Previous: {prev_score} ({delta:+d})

## Summary
✅ Passed: {N}
❌ Failed: {N}
⚠️  Skipped: {N}
🔒 Locked tests: {N} ({N} passing)

## Failed Tests

{for each failing test:}
### BUG-{YYYY-MM-DD}-{NNN}
- Test: {function_name}
- Intent: {catalog intent}
- Source: {catalog source}
- Covers: {endpoint}
- Severity: {high|medium|low}
- Error:

{pytest error output}


## New Tests Added This Run
{list of new catalog entries}

## Coverage Gaps
{endpoints in routes with no catalog entry}

Health score calculation:

locked_score   = (locked_passing / total_locked) * 100
coverage_score = (endpoints_with_tests / total_endpoints) * 100
highrisk_score = (highrisk_covered / total_highrisk) * 100
stability_score = 100 if no_flaky else max(0, 100 - (flaky_count * 20))

health = (
  locked_score   * 0.40 +
  coverage_score * 0.25 +
  highrisk_score * 0.20 +
  stability_score * 0.15
)

High-risk paths are endpoints that:

Handle authentication
Handle payments or subscriptions
Use SSE streaming
Write to database

Update baseline.json:

{
  "runs": [
    {"date": "YYYY-MM-DD", "score": 78, "passed": 12, "failed": 3},
    ...
  ]
}

If score dropped vs previous run, print:

"⚠️ Health score dropped {delta} points. Check failing tests above."
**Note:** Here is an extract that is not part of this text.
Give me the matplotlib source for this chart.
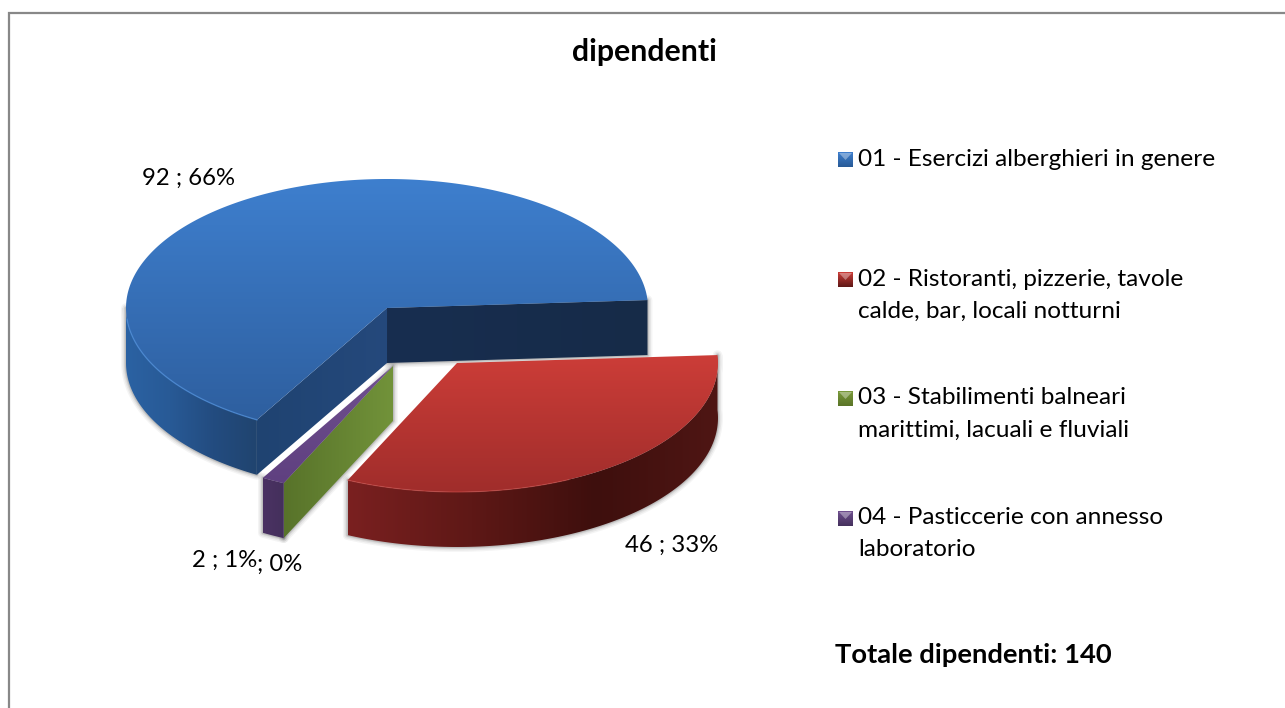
import numpy as np
import matplotlib
matplotlib.use("Agg")
import matplotlib.pyplot as plt
from matplotlib.patches import Polygon
from matplotlib.colors import LinearSegmentedColormap, to_rgb

# ---------- data ----------
title = "dipendenti"
categories = ["01 - Esercizi alberghieri in genere",
              "02 - Ristoranti, pizzerie, tavole\ncalde, bar, locali notturni",
              "03 - Stabilimenti balneari\nmarittimi, lacuali e fluviali",
              "04 - Pasticcerie con annesso\nlaboratorio"]
values = [92, 46, 0, 2]
value_shown = [True, True, False, True]
percent_labels = ["66%", "33%", "0%", "1%"]
total_label = "Totale dipendenti: "

# ---------- style / geometry ----------
plt.rcParams['font.family'] = ['Lato', 'DejaVu Sans']
W, H = 1285, 708
CX, CY, RX, RY, DEPTH = 387.0, 308.0, 261.0, 129.0, 55.0
START = 119.9             # clockwise on screen, from +x
OFFSETS = [(0, 0), (70, 55), (6, 58), (6, 58)]
TOP = [("#3E7FCE", "#2E5F9F"), ("#CC3D38", "#A02D2B"), ("#7A9A3A", "#6A8A30"), ("#70508F", "#5F4080")]
RIM = [["#2B62A3", "#285A96", "#234C80", "#20446F"],
       ["#7A2020", "#5E1816", "#3E0F0D", "#4F1614"],
       ["#5A7428", "#5A7428"], ["#4B3263", "#44305C"]]
FACE_A = [("#1F4371", "#25497C"), ("#5A7428", "#6F8F35"), ("#58732A", "#72933A"), ("#4B3263", "#44305C")]
EDGE = ["#4C8EDC", "#D9534F", "#8FB04A", "#8A6CB0"]
LABEL_FONT = 17.2
LEGEND_FONT = 17.6
TITLE_FONT = 21.8
TOTAL_FONT = 19.7

fig = plt.figure(figsize=(W / 100, H / 100), dpi=100, facecolor="white")
ax = fig.add_axes([0, 0, 1, 1])
ax.set_xlim(0, W)
ax.set_ylim(H, 0)
ax.axis("off")


def point(c, ang):
    a = np.radians(ang)
    return c[0] + RX * np.cos(a), c[1] + RY * np.sin(a)


def arc(c, a0, a1, n=120):
    a = np.radians(np.linspace(a0, a1, n))
    return np.column_stack([c[0] + RX * np.cos(a), c[1] + RY * np.sin(a)])


def grad_fill(pts, colors, vertical, z):
    """Fill a polygon with a linear gradient over its bounding box."""
    pts = np.asarray(pts)
    x0, x1, y0, y1 = pts[:, 0].min(), pts[:, 0].max(), pts[:, 1].min(), pts[:, 1].max()
    cmap = LinearSegmentedColormap.from_list("g", [to_rgb(k) for k in colors])
    g = np.linspace(0, 1, 256)
    g = g[:, None] if vertical else g[None, :]
    im = ax.imshow(g, cmap=cmap, extent=[x0, x1, y1, y0], origin="upper",
                   aspect="auto", zorder=z, interpolation="bilinear")
    poly = Polygon(pts, closed=True, fc="none", ec="none", transform=ax.transData)
    ax.add_patch(poly)
    im.set_clip_path(poly)
    return im


def shadow(pts, z):
    for lw, al in [(7, 0.05), (5, 0.07), (3, 0.10), (1.6, 0.14)]:
        ax.add_patch(Polygon(pts, closed=True, fc="none", ec="#303030", lw=lw,
                             alpha=al, zorder=z, joinstyle="round"))


# slice angles from the values
total = sum(values)
spans = [v / total * 360 for v in values]
starts = START + np.concatenate([[0], np.cumsum(spans)[:-1]])
ends = starts + spans
centers = [(CX + dx, CY + dy) for dx, dy in OFFSETS]


def down(p):
    return np.asarray(p) + np.array([0, DEPTH])


# blue -------------------------------------------------------------
i = 0
c = centers[i]
rim = arc(c, starts[i], 180)
rim_pts = np.vstack([rim, down(rim)[::-1]])
shadow(rim_pts, 1)
right_edge = point(c, ends[i])
shadow(np.array([c, right_edge, down(right_edge), down(c)]), 1)
grad_fill([c, right_edge, down(right_edge), down(c)], ["#182E50", "#162B48"], False, 2)
grad_fill(rim_pts, RIM[i], False, 3)
start_edge = point(c, starts[i])
grad_fill([c, start_edge, down(start_edge), down(c)], FACE_A[i], False, 4)
top = np.vstack([[c], arc(c, starts[i], ends[i], 360)])
grad_fill(top, TOP[i], True, 5)
front = arc(c, starts[i], 175)
ax.plot(front[:, 0], front[:, 1], color=EDGE[i], lw=1.0, alpha=0.7, zorder=6)

# red --------------------------------------------------------------
i = 1
c = centers[i]
rim = arc(c, starts[i], ends[i])
rim_pts = np.vstack([rim, down(rim)[::-1]])
shadow(rim_pts, 1)
grad_fill(rim_pts, RIM[i], False, 3)
top = np.vstack([[c], rim])
grad_fill(top, TOP[i], True, 5)
front = arc(c, ends[i] - 50, ends[i])
ax.plot(front[:, 0], front[:, 1], color=EDGE[i], lw=0.8, alpha=0.5, zorder=6)

# green (zero-sized slice: only its radial cut face shows) -----------
i = 2
c = centers[i]
p = point(c, starts[i])
face = [c, p, down(p), down(c)]
shadow(np.array(face), 1)
grad_fill(face, FACE_A[i], False, 7)

# purple -----------------------------------------------------------
i = 3
c = centers[i]
rim = arc(c, starts[i], ends[i], 20)
rim_pts = np.vstack([rim, down(rim)[::-1]])
shadow(rim_pts, 1)
grad_fill(rim_pts, RIM[i], False, 8)
top = np.vstack([[c], rim])
grad_fill(top, TOP[i], True, 9)

# frame ------------------------------------------------------------
ax.plot([9, 9, W], [H, 12.5, 12.5], color="#888888", lw=1.6, zorder=10, solid_joinstyle="miter")

# text -------------------------------------------------------------
ax.text(644, 52, title, ha="center", va="center", fontsize=TITLE_FONT, fontweight="bold", color="black")


def data_label(i):
    pct = percent_labels[i]
    return f"{values[i]} ; {pct}" if value_shown[i] else f"; {pct}"


ax.text(189, 178, data_label(0), ha="center", va="center", fontsize=LABEL_FONT, zorder=20)
ax.text(672, 545, data_label(1), ha="center", va="center", fontsize=LABEL_FONT, zorder=20)
ax.text(225, 560, data_label(3), ha="center", va="center", fontsize=LABEL_FONT, zorder=20)
ax.text(280, 564, data_label(2), ha="center", va="center", fontsize=LABEL_FONT, zorder=20)

# legend -----------------------------------------------------------
LEG_X, LEG_TX = 838, 858
LEG_Y = [159, 279, 398, 518]
for i, name in enumerate(categories):
    y = LEG_Y[i]
    box = [(LEG_X, y - 7), (LEG_X + 15, y - 7), (LEG_X + 15, y + 8), (LEG_X, y + 8)]
    grad_fill(box, [TOP[i][0], RIM[i][1]], True, 11)
    ax.add_patch(Polygon([(LEG_X + 1, y - 6), (LEG_X + 14, y - 6), (LEG_X + 7.5, y + 1)],
                         fc="white", alpha=0.35, ec="none", zorder=12))
    for j, line in enumerate(name.split("\n")):
        ax.text(LEG_TX, y + j * 32, line, ha="left", va="center", fontsize=LEGEND_FONT, zorder=20)

ax.text(835, 655, total_label + str(total), ha="left", va="center",
        fontsize=TOTAL_FONT, fontweight="bold", zorder=20)

ax.set_xlim(0, W)
ax.set_ylim(H, 0)
fig.savefig("out.png", dpi=100, facecolor="white")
Print ASCII trend (last 5 runs):

Score trend (last 5):
  71 ██████████████
  74 ███████████████
  78 ████████████████ ← today

Trigger Matrix

Trigger	Phases	Tests run	Max time
`post-commit` hook	2 → 3	Incremental backend only	30s
`/argus`	3 → 4 → 5 → 6 → 7	Full catalog	no limit
`/argus test --backend`	5 → 7	All backend	~2min
`/argus test --frontend`	6 → 7	All frontend	~5min
`/argus test --diff`	5 → 7	Diff-scoped	~1min
`/argus catalog`	3 only	None	~10s
`/argus report`	7 only	None	instant
`/argus init`	1 only	None	~30s

Rules

Never delete a locked test. Ever. Even if the endpoint no longer exists — mark it deprecated and ask the user.
Never fix bugs. Argus finds and reports. /qa fixes.
Never run frontend tests in the commit hook. Too slow.
Never overwrite an existing function. Check before writing.
Amend only before push. Check remote SHA before any git commit --amend.
Catalog is append-only for locked entries. Regenerable entries can be rewritten.
If server is down, report clearly and stop. Do not fail silently.